** START **

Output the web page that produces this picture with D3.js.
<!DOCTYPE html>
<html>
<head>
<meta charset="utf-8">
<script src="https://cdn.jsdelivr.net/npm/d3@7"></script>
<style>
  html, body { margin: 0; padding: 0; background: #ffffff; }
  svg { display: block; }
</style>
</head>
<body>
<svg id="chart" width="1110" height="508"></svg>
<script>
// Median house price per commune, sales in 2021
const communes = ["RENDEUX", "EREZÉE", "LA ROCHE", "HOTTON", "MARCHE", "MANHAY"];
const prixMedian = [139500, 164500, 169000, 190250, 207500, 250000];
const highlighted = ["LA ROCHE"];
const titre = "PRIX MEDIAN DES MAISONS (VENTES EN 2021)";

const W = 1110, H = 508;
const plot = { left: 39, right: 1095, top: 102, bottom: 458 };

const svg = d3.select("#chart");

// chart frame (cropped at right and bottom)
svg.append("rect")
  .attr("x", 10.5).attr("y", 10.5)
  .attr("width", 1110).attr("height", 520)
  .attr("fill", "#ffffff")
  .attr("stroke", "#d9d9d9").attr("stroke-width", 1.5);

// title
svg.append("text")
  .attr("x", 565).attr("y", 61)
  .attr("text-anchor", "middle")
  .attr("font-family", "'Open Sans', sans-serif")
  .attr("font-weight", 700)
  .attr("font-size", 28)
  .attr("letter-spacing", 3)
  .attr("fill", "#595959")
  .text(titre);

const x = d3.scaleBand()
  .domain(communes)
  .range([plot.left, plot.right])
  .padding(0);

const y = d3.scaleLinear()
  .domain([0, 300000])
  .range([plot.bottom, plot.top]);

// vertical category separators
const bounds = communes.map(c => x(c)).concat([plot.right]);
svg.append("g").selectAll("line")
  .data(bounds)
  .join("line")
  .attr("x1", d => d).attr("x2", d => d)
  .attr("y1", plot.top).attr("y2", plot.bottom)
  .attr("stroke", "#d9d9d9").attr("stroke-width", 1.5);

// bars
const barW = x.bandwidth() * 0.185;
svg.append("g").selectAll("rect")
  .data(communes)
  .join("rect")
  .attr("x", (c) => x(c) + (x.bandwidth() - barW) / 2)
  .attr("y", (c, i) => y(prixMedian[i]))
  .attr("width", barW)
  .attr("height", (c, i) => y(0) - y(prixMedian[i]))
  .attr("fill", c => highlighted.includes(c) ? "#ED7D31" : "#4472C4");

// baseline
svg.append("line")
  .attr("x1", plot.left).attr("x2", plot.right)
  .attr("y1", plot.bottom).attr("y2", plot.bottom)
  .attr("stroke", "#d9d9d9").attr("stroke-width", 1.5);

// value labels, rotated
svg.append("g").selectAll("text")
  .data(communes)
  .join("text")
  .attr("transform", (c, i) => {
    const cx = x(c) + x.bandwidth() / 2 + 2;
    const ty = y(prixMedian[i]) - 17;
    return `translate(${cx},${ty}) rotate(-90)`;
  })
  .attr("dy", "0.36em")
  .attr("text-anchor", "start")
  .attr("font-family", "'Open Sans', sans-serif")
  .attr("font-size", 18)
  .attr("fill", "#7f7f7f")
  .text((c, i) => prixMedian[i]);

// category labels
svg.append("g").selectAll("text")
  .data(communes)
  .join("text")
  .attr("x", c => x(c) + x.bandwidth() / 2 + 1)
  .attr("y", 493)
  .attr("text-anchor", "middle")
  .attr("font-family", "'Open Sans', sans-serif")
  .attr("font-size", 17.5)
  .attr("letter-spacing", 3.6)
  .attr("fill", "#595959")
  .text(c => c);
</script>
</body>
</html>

** END **
** START **

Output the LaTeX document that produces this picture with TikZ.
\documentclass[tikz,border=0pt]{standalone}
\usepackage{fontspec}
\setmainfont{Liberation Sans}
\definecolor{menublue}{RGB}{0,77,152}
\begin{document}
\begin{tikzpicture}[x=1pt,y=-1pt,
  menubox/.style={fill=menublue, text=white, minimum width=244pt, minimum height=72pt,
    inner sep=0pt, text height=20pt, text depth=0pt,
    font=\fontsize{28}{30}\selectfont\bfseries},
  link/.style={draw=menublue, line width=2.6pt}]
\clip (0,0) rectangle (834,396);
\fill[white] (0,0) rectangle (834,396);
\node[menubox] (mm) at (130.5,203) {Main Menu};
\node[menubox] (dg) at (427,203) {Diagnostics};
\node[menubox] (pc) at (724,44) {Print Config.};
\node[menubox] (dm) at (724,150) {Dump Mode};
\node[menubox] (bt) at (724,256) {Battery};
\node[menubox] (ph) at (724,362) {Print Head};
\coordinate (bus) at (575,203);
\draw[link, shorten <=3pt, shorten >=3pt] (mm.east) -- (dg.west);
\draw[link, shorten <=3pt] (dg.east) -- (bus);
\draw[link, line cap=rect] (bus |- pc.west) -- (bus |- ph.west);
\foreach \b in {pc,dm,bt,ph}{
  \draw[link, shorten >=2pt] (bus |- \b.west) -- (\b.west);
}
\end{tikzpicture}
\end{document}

** END **
** START **

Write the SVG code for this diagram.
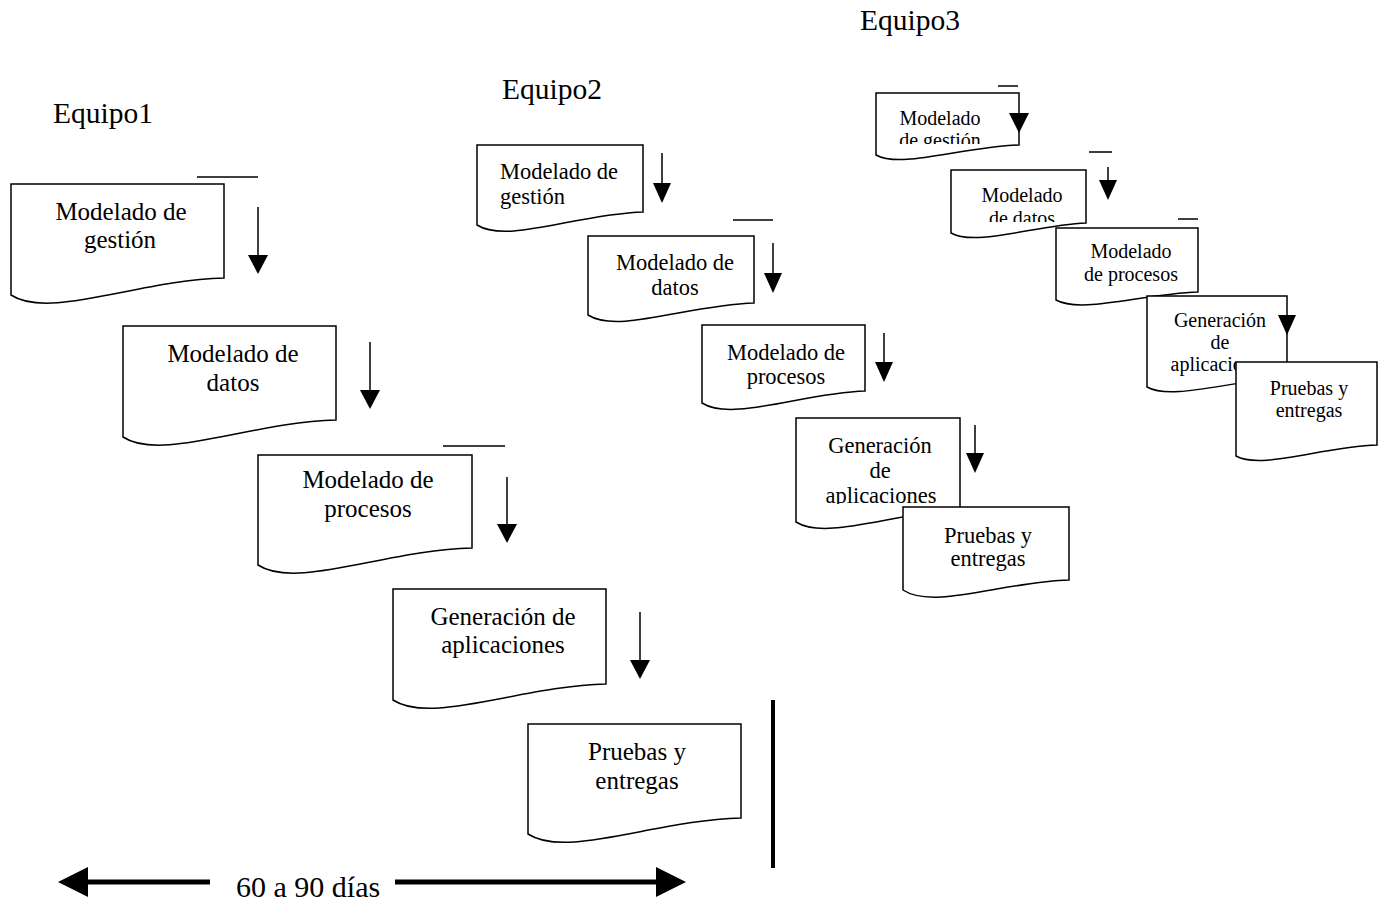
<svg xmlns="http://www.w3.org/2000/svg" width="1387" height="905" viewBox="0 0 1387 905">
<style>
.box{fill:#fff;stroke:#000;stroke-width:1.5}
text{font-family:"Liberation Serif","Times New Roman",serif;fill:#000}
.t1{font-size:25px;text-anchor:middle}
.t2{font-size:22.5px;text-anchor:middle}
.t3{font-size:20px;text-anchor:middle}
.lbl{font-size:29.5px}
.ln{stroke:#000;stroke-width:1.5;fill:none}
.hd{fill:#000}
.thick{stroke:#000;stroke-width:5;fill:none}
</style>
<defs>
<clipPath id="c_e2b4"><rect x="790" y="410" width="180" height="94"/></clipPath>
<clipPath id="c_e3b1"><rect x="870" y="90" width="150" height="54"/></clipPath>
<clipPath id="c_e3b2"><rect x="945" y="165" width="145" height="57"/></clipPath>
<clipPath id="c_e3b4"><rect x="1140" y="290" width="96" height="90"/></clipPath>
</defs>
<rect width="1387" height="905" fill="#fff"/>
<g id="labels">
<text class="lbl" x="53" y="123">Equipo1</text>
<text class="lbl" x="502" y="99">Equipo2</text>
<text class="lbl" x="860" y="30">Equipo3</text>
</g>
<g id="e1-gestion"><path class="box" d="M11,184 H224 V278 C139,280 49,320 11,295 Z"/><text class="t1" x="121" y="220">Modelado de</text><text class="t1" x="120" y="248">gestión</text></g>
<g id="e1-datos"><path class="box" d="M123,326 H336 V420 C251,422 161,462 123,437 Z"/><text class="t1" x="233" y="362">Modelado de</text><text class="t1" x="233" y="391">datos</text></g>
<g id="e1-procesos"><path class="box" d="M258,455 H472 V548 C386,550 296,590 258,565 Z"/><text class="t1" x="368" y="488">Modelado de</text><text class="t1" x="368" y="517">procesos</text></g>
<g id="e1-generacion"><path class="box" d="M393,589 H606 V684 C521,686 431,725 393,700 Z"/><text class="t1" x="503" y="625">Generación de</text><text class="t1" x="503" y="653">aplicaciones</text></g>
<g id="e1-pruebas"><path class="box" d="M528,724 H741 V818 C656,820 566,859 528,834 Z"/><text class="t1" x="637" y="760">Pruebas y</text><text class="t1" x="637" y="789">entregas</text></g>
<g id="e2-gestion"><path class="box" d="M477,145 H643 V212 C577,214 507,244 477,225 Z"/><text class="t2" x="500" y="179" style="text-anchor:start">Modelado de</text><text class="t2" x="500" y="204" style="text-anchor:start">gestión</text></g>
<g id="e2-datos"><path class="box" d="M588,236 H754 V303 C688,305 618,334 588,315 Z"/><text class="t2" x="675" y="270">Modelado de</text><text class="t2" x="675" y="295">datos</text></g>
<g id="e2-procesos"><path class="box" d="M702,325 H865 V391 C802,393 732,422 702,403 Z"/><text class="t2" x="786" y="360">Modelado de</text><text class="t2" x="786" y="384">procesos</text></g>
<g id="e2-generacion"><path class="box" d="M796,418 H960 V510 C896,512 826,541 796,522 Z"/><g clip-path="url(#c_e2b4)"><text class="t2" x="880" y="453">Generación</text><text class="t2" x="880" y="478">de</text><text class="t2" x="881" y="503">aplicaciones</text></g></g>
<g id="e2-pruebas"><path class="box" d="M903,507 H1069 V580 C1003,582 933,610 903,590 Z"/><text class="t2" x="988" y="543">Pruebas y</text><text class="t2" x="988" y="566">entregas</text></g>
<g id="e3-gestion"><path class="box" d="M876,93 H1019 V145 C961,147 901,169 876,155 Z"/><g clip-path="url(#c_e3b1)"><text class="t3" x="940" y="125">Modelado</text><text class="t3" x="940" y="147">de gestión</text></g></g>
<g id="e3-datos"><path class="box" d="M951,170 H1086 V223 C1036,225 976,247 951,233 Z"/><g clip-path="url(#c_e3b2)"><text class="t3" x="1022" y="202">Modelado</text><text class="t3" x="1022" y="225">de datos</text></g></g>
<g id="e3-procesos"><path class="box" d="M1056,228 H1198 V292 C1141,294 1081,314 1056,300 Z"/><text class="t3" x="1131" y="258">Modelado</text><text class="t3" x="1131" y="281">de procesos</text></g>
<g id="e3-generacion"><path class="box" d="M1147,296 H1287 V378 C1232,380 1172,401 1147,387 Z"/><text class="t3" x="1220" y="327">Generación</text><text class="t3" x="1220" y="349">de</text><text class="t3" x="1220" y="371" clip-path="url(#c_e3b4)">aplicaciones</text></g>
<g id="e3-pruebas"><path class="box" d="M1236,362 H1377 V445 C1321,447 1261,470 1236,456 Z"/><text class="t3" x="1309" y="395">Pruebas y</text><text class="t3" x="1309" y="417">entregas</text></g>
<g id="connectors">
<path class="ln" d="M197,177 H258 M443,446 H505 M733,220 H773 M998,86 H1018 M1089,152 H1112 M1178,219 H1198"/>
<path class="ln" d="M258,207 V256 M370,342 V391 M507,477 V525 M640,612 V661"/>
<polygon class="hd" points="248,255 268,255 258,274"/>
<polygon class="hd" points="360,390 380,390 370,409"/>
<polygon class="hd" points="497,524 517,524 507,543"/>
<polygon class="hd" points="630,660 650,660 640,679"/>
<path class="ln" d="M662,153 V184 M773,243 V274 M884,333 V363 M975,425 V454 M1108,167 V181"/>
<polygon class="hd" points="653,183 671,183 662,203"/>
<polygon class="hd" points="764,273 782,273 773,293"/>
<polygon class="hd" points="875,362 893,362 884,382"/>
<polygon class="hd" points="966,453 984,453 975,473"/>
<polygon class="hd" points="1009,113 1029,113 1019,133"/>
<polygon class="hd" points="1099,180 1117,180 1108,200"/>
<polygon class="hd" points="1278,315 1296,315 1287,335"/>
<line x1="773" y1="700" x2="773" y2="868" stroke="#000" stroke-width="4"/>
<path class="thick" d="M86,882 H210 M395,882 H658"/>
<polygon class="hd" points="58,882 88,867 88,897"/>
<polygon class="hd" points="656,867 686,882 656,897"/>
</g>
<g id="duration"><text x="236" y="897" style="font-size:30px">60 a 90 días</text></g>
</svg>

** END **

▶ **WHAT THIS TASK INVOLVES**: In the entries above, find every line with the word "Output" and list it.

▶ **EXERCISE ANSWER**:
Output the web page that produces this picture with D3.js.
Output the LaTeX document that produces this picture with TikZ.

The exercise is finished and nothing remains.